▶ _Problem to solve_
Line by line, repeat the data below exactly, beginning at the first line and ending at the line with "fig = go.Figure()". Omit pictures.
-- Given material start --
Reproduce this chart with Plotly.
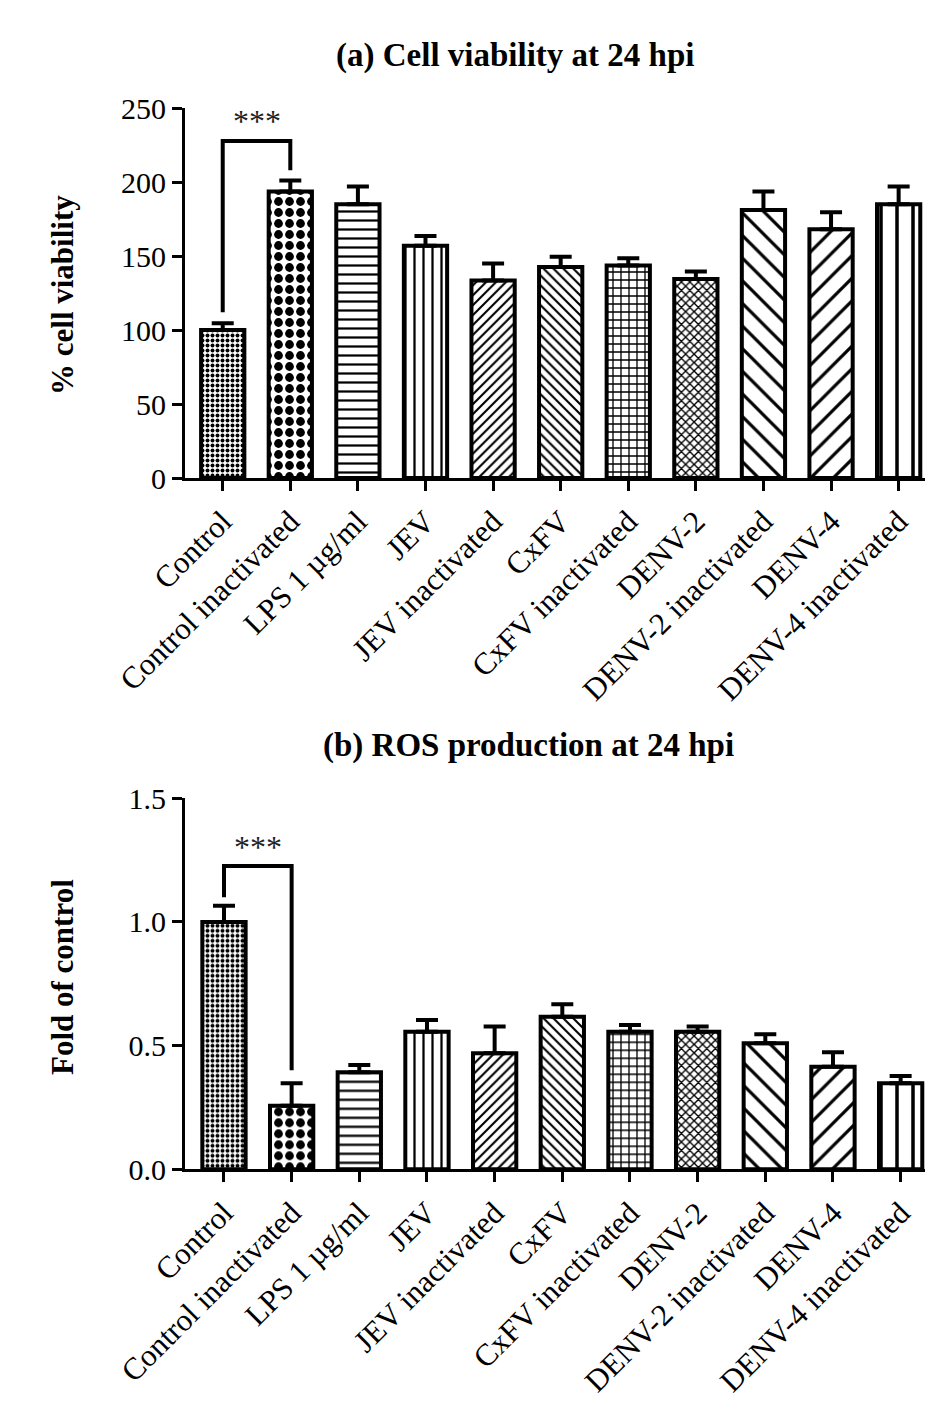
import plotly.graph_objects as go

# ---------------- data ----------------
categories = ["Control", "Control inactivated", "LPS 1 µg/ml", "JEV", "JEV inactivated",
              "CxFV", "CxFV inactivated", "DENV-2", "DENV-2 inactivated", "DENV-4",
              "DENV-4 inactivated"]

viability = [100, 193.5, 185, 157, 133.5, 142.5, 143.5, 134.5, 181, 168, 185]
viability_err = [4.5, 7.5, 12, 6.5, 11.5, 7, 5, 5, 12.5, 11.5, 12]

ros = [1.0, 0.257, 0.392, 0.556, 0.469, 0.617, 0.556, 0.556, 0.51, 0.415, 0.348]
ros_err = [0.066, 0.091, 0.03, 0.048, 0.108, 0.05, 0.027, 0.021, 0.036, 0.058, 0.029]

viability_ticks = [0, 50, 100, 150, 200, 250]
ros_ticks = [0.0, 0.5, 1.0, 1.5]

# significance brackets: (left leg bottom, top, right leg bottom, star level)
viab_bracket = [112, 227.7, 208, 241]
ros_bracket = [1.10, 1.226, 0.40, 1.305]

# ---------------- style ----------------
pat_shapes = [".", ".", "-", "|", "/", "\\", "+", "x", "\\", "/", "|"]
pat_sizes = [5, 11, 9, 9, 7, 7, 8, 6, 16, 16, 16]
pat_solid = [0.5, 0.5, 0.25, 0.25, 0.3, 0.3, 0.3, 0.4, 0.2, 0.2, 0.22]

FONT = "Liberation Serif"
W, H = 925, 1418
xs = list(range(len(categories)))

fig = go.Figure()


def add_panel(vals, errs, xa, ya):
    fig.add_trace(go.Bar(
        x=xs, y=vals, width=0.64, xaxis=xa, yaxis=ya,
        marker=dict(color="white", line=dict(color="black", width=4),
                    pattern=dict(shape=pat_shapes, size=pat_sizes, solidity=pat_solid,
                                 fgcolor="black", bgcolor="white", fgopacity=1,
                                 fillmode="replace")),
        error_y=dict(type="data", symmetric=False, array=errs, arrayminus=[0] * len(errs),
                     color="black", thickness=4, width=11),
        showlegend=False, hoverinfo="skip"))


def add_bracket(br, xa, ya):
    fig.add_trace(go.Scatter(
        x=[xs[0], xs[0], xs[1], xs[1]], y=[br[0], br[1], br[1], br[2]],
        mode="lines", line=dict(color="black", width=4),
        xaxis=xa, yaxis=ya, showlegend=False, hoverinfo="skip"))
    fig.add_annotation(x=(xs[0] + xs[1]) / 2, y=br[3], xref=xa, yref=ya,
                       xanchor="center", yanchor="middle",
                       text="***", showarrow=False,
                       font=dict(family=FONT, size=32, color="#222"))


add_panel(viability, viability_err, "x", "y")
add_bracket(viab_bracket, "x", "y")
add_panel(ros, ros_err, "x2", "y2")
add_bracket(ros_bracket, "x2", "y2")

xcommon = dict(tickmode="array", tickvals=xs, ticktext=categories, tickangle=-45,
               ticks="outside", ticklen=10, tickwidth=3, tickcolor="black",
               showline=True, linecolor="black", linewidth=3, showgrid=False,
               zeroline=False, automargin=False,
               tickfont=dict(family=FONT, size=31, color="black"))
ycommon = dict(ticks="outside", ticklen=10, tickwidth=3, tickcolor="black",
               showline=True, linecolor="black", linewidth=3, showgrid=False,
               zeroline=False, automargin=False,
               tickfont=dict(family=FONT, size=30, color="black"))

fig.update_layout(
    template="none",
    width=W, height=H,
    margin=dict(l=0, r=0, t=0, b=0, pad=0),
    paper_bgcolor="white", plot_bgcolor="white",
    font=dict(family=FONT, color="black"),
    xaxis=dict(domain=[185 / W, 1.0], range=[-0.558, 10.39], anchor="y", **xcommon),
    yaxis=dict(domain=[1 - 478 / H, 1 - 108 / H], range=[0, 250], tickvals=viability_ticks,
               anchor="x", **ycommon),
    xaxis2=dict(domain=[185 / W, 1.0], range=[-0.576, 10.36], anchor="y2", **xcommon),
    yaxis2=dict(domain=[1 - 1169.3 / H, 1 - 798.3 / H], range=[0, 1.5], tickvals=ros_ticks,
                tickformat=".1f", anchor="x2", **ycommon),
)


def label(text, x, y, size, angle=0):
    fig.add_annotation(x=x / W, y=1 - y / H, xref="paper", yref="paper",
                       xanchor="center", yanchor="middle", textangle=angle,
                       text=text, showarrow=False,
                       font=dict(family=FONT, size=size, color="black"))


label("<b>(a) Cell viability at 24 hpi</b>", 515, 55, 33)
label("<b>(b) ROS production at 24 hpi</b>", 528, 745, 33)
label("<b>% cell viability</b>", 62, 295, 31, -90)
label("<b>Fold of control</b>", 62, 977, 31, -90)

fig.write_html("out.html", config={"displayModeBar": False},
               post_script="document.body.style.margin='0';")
-- Given material end --
▶ _Worked solution_
Reproduce this chart with Plotly.
import plotly.graph_objects as go

# ---------------- data ----------------
categories = ["Control", "Control inactivated", "LPS 1 µg/ml", "JEV", "JEV inactivated",
              "CxFV", "CxFV inactivated", "DENV-2", "DENV-2 inactivated", "DENV-4",
              "DENV-4 inactivated"]

viability = [100, 193.5, 185, 157, 133.5, 142.5, 143.5, 134.5, 181, 168, 185]
viability_err = [4.5, 7.5, 12, 6.5, 11.5, 7, 5, 5, 12.5, 11.5, 12]

ros = [1.0, 0.257, 0.392, 0.556, 0.469, 0.617, 0.556, 0.556, 0.51, 0.415, 0.348]
ros_err = [0.066, 0.091, 0.03, 0.048, 0.108, 0.05, 0.027, 0.021, 0.036, 0.058, 0.029]

viability_ticks = [0, 50, 100, 150, 200, 250]
ros_ticks = [0.0, 0.5, 1.0, 1.5]

# significance brackets: (left leg bottom, top, right leg bottom, star level)
viab_bracket = [112, 227.7, 208, 241]
ros_bracket = [1.10, 1.226, 0.40, 1.305]

# ---------------- style ----------------
pat_shapes = [".", ".", "-", "|", "/", "\\", "+", "x", "\\", "/", "|"]
pat_sizes = [5, 11, 9, 9, 7, 7, 8, 6, 16, 16, 16]
pat_solid = [0.5, 0.5, 0.25, 0.25, 0.3, 0.3, 0.3, 0.4, 0.2, 0.2, 0.22]

FONT = "Liberation Serif"
W, H = 925, 1418
xs = list(range(len(categories)))

fig = go.Figure()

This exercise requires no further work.